Task requirements:
Without the pictures, output the lines of the material from the very first through the one that holds "b_hpa_c = b_c[1:]".

Data extract:
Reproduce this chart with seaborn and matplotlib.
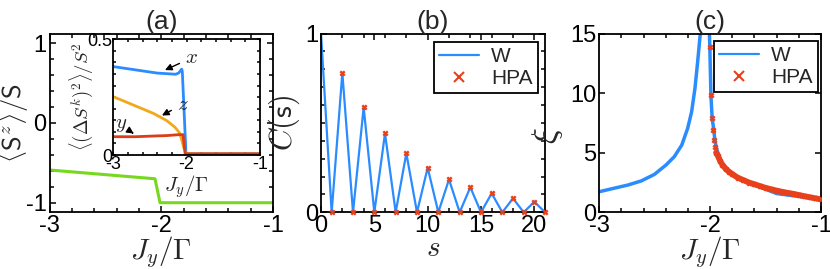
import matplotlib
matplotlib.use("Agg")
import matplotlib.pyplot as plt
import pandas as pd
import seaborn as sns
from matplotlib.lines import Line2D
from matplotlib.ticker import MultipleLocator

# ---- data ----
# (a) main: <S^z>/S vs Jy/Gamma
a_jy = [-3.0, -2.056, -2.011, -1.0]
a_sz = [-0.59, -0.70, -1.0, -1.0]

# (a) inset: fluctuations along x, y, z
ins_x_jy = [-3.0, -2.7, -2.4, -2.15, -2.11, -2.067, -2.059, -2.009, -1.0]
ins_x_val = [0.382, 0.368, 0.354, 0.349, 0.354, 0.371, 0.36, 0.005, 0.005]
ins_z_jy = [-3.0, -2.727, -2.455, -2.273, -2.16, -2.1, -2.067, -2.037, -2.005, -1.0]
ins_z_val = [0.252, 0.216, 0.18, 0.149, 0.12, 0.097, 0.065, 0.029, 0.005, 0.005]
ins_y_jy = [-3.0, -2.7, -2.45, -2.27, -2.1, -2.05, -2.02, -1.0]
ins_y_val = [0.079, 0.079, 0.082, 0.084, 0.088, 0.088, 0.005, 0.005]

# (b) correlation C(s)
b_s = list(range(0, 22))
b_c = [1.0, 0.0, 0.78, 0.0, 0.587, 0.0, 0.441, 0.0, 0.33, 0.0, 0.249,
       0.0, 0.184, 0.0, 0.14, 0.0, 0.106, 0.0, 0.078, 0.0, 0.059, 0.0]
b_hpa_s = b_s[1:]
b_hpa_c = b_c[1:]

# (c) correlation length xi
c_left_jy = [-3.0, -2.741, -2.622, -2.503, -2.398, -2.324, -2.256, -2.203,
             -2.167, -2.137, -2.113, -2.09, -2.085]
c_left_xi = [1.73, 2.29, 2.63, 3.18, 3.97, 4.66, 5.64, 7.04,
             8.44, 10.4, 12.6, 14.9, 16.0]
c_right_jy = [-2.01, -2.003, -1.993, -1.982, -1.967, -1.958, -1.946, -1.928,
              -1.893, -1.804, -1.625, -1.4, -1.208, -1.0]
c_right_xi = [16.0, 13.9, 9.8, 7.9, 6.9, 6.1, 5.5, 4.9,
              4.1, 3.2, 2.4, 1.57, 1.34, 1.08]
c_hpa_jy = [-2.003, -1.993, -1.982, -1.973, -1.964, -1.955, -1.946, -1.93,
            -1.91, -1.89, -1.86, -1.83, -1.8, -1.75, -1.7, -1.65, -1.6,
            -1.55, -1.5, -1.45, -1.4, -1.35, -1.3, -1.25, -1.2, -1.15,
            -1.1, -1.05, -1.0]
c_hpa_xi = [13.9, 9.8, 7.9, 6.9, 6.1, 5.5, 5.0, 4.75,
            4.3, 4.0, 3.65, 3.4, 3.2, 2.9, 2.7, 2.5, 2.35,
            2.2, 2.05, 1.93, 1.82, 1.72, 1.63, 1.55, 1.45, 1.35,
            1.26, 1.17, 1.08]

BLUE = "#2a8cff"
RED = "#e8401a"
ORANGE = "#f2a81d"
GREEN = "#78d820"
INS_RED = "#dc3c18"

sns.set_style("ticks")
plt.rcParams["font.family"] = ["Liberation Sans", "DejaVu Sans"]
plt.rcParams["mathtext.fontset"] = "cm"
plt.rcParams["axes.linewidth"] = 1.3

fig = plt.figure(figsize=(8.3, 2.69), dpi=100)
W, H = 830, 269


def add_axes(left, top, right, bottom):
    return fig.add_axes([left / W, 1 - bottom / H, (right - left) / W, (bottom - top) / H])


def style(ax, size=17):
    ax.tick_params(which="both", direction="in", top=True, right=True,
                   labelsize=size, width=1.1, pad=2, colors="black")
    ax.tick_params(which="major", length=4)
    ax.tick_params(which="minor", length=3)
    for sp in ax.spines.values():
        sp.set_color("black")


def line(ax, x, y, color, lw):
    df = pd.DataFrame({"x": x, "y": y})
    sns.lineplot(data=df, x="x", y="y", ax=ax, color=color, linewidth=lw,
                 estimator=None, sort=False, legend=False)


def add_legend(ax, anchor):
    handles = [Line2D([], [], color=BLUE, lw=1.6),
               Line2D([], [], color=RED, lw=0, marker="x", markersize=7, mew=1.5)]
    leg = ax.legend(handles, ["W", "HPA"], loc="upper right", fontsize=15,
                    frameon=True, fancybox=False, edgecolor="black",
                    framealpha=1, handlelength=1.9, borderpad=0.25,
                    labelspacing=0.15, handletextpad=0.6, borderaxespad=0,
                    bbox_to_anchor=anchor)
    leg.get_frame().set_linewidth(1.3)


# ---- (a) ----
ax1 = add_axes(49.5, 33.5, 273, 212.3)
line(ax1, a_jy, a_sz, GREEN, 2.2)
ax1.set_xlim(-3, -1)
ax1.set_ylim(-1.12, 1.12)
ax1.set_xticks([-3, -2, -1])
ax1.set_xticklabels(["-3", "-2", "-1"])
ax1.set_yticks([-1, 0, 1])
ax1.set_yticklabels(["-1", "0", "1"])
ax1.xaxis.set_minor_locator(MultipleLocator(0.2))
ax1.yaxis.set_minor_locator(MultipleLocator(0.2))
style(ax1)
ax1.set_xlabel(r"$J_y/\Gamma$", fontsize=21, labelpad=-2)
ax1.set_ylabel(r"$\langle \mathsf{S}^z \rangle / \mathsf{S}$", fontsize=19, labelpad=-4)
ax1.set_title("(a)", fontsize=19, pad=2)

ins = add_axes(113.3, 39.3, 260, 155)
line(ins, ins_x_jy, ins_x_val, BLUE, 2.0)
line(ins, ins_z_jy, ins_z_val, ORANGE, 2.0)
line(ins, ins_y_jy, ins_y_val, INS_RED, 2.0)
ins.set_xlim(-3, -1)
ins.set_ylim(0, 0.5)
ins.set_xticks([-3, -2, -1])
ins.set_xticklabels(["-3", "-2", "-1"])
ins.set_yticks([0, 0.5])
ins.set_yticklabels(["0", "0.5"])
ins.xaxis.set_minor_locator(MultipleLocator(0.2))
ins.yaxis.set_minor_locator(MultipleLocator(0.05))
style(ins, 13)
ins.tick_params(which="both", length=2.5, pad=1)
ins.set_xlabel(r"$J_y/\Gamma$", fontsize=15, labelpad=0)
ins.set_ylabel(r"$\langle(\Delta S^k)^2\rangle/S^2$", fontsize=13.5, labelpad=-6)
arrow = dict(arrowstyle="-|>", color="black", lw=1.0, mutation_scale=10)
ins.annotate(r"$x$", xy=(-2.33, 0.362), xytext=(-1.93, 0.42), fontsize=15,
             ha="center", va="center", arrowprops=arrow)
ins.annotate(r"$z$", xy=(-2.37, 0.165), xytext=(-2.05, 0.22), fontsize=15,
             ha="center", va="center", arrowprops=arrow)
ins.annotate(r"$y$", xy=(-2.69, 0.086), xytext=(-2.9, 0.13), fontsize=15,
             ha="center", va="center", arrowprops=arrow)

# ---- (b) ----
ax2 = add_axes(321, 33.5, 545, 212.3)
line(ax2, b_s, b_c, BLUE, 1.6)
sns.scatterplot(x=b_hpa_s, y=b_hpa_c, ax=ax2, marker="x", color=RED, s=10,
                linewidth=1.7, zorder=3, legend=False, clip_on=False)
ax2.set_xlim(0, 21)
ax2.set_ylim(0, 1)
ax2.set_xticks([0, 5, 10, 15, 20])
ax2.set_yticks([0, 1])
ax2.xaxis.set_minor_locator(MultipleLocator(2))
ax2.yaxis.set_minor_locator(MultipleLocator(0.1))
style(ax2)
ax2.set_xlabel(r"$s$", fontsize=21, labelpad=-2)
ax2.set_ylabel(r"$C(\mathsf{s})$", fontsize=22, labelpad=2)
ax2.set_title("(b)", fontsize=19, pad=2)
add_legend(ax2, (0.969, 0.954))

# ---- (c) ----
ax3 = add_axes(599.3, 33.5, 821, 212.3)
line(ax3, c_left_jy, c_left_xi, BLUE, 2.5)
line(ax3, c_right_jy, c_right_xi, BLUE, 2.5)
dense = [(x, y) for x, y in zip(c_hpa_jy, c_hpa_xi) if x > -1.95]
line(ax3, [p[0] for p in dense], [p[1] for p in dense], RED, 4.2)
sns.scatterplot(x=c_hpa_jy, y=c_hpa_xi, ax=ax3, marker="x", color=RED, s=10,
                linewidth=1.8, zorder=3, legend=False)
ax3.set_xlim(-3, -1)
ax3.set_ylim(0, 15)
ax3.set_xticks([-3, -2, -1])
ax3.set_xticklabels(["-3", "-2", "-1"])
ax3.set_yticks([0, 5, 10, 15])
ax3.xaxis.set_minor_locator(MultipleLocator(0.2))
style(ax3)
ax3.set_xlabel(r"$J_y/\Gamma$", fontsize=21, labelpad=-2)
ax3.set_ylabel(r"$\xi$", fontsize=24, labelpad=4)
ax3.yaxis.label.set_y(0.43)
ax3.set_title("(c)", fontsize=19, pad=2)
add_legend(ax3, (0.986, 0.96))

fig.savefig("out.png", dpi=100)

Output for this exercise:
Reproduce this chart with seaborn and matplotlib.
import matplotlib
matplotlib.use("Agg")
import matplotlib.pyplot as plt
import pandas as pd
import seaborn as sns
from matplotlib.lines import Line2D
from matplotlib.ticker import MultipleLocator

# ---- data ----
# (a) main: <S^z>/S vs Jy/Gamma
a_jy = [-3.0, -2.056, -2.011, -1.0]
a_sz = [-0.59, -0.70, -1.0, -1.0]

# (a) inset: fluctuations along x, y, z
ins_x_jy = [-3.0, -2.7, -2.4, -2.15, -2.11, -2.067, -2.059, -2.009, -1.0]
ins_x_val = [0.382, 0.368, 0.354, 0.349, 0.354, 0.371, 0.36, 0.005, 0.005]
ins_z_jy = [-3.0, -2.727, -2.455, -2.273, -2.16, -2.1, -2.067, -2.037, -2.005, -1.0]
ins_z_val = [0.252, 0.216, 0.18, 0.149, 0.12, 0.097, 0.065, 0.029, 0.005, 0.005]
ins_y_jy = [-3.0, -2.7, -2.45, -2.27, -2.1, -2.05, -2.02, -1.0]
ins_y_val = [0.079, 0.079, 0.082, 0.084, 0.088, 0.088, 0.005, 0.005]

# (b) correlation C(s)
b_s = list(range(0, 22))
b_c = [1.0, 0.0, 0.78, 0.0, 0.587, 0.0, 0.441, 0.0, 0.33, 0.0, 0.249,
       0.0, 0.184, 0.0, 0.14, 0.0, 0.106, 0.0, 0.078, 0.0, 0.059, 0.0]
b_hpa_s = b_s[1:]
b_hpa_c = b_c[1:]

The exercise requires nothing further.